» **DIRECTIVE**: Nothing beyond the line containing "return (407 - yp) / PH" is to be printed; print exactly each line from the start of the records below through that line, leaving out pictures.

» **INFORMATION SUPPLIED**:
--------------------------------------------------

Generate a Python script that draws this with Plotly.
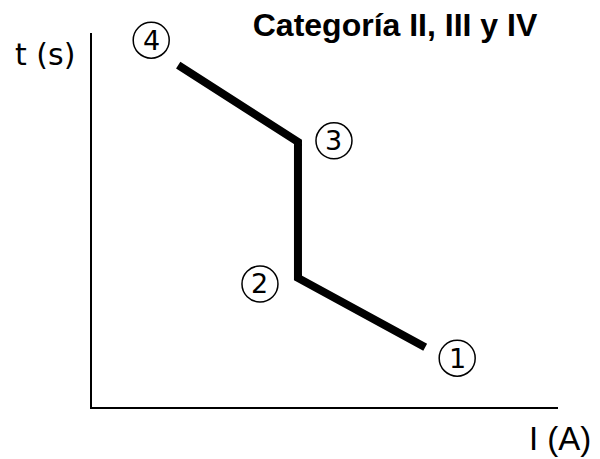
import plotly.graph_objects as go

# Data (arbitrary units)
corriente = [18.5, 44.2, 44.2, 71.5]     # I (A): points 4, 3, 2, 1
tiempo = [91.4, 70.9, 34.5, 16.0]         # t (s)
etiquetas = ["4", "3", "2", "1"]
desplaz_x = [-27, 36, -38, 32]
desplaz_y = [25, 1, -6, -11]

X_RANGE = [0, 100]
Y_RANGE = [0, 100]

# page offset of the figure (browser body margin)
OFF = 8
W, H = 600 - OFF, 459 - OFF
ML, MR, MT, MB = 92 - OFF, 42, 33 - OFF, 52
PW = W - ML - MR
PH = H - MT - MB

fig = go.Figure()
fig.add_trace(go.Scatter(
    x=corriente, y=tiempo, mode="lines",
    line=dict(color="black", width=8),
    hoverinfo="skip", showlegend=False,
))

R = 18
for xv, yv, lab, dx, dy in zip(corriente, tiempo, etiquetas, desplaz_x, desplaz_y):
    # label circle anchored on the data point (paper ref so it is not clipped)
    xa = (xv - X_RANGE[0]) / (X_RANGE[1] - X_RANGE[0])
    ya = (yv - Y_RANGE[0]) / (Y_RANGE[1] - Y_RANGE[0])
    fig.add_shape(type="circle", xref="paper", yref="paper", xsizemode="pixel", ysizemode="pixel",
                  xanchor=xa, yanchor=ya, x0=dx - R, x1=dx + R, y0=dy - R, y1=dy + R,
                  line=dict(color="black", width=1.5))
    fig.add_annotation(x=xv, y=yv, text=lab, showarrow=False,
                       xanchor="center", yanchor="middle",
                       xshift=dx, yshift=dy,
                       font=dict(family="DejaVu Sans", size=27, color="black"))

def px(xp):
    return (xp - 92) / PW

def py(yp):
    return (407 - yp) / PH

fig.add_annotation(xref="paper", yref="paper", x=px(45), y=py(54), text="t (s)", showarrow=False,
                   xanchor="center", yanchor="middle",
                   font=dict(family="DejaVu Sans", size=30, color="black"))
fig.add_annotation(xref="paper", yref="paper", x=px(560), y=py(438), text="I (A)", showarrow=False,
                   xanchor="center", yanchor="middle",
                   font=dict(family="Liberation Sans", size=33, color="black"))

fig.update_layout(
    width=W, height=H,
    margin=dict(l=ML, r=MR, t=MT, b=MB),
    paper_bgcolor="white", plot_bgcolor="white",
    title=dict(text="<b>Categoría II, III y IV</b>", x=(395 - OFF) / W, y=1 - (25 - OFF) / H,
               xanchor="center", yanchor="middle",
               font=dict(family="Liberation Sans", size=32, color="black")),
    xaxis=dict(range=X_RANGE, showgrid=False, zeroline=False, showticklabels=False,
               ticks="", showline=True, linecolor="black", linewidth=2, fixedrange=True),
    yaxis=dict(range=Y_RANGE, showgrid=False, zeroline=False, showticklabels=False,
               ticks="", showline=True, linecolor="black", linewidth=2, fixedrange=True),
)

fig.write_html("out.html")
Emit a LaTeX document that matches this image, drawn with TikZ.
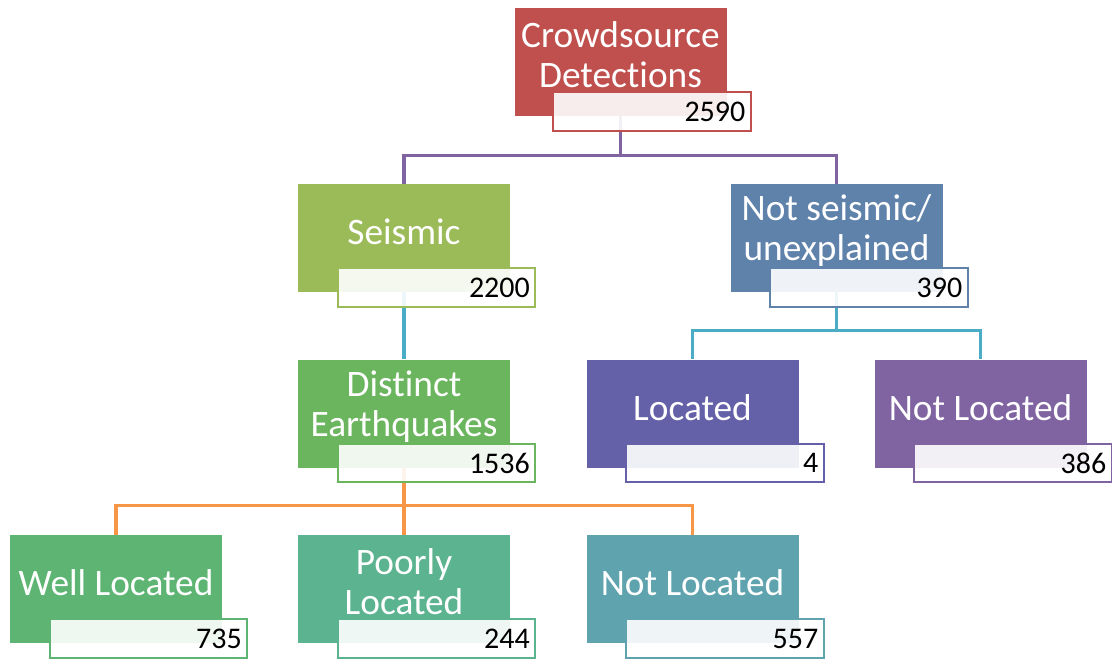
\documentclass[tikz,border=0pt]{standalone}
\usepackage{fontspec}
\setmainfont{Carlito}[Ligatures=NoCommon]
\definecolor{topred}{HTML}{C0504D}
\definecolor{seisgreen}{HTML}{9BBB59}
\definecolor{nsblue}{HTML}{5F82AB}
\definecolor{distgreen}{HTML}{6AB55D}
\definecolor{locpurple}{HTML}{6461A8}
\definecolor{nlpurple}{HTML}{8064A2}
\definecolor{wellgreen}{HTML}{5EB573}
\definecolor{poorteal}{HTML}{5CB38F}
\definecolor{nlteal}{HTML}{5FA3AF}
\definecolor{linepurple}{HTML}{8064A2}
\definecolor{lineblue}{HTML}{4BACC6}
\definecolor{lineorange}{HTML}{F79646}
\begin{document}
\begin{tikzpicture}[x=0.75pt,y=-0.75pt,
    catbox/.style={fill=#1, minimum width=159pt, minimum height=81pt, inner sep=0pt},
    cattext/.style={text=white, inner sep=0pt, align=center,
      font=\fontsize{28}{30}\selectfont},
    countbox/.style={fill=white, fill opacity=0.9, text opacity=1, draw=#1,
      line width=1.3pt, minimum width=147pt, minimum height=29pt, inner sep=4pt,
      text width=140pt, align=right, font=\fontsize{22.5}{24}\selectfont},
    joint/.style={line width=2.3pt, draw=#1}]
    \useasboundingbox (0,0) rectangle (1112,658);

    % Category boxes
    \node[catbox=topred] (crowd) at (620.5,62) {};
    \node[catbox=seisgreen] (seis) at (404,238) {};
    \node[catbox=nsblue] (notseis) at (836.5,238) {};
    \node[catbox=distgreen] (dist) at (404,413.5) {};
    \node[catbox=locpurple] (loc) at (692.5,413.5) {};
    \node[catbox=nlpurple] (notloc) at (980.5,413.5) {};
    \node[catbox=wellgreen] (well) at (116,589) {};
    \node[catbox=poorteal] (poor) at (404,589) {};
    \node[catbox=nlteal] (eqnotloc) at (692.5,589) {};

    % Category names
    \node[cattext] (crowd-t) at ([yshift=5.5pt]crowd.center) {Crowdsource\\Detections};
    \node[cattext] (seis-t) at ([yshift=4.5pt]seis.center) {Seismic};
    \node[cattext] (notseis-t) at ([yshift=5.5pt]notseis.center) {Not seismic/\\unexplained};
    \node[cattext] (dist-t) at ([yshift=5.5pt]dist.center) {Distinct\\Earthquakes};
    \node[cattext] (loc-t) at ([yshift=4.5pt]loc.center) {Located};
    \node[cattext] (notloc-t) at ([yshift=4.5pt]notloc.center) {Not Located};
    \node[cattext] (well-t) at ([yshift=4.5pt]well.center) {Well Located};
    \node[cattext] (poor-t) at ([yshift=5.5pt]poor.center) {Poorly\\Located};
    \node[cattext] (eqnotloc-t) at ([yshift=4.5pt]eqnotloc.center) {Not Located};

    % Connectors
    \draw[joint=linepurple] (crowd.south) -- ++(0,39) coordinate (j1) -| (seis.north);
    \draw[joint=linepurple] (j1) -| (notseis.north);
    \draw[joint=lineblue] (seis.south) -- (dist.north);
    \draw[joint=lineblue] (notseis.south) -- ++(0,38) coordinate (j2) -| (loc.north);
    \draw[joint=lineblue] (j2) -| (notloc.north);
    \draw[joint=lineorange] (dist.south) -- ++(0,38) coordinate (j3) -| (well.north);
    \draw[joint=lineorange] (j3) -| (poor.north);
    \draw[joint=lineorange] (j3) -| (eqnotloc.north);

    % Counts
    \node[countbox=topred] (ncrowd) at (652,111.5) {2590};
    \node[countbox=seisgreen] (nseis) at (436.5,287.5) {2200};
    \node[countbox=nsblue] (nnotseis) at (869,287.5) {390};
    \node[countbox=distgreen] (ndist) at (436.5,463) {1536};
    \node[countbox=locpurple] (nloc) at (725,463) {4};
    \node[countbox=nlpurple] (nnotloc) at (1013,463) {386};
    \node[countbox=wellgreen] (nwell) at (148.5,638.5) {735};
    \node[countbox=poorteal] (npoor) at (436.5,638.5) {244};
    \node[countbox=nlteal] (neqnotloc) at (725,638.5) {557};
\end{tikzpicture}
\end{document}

--------------------------------------------------

» **EXERCISE RESPONSE**:
Generate a Python script that draws this with Plotly.
import plotly.graph_objects as go

# Data (arbitrary units)
corriente = [18.5, 44.2, 44.2, 71.5]     # I (A): points 4, 3, 2, 1
tiempo = [91.4, 70.9, 34.5, 16.0]         # t (s)
etiquetas = ["4", "3", "2", "1"]
desplaz_x = [-27, 36, -38, 32]
desplaz_y = [25, 1, -6, -11]

X_RANGE = [0, 100]
Y_RANGE = [0, 100]

# page offset of the figure (browser body margin)
OFF = 8
W, H = 600 - OFF, 459 - OFF
ML, MR, MT, MB = 92 - OFF, 42, 33 - OFF, 52
PW = W - ML - MR
PH = H - MT - MB

fig = go.Figure()
fig.add_trace(go.Scatter(
    x=corriente, y=tiempo, mode="lines",
    line=dict(color="black", width=8),
    hoverinfo="skip", showlegend=False,
))

R = 18
for xv, yv, lab, dx, dy in zip(corriente, tiempo, etiquetas, desplaz_x, desplaz_y):
    # label circle anchored on the data point (paper ref so it is not clipped)
    xa = (xv - X_RANGE[0]) / (X_RANGE[1] - X_RANGE[0])
    ya = (yv - Y_RANGE[0]) / (Y_RANGE[1] - Y_RANGE[0])
    fig.add_shape(type="circle", xref="paper", yref="paper", xsizemode="pixel", ysizemode="pixel",
                  xanchor=xa, yanchor=ya, x0=dx - R, x1=dx + R, y0=dy - R, y1=dy + R,
                  line=dict(color="black", width=1.5))
    fig.add_annotation(x=xv, y=yv, text=lab, showarrow=False,
                       xanchor="center", yanchor="middle",
                       xshift=dx, yshift=dy,
                       font=dict(family="DejaVu Sans", size=27, color="black"))

def px(xp):
    return (xp - 92) / PW

def py(yp):
    return (407 - yp) / PH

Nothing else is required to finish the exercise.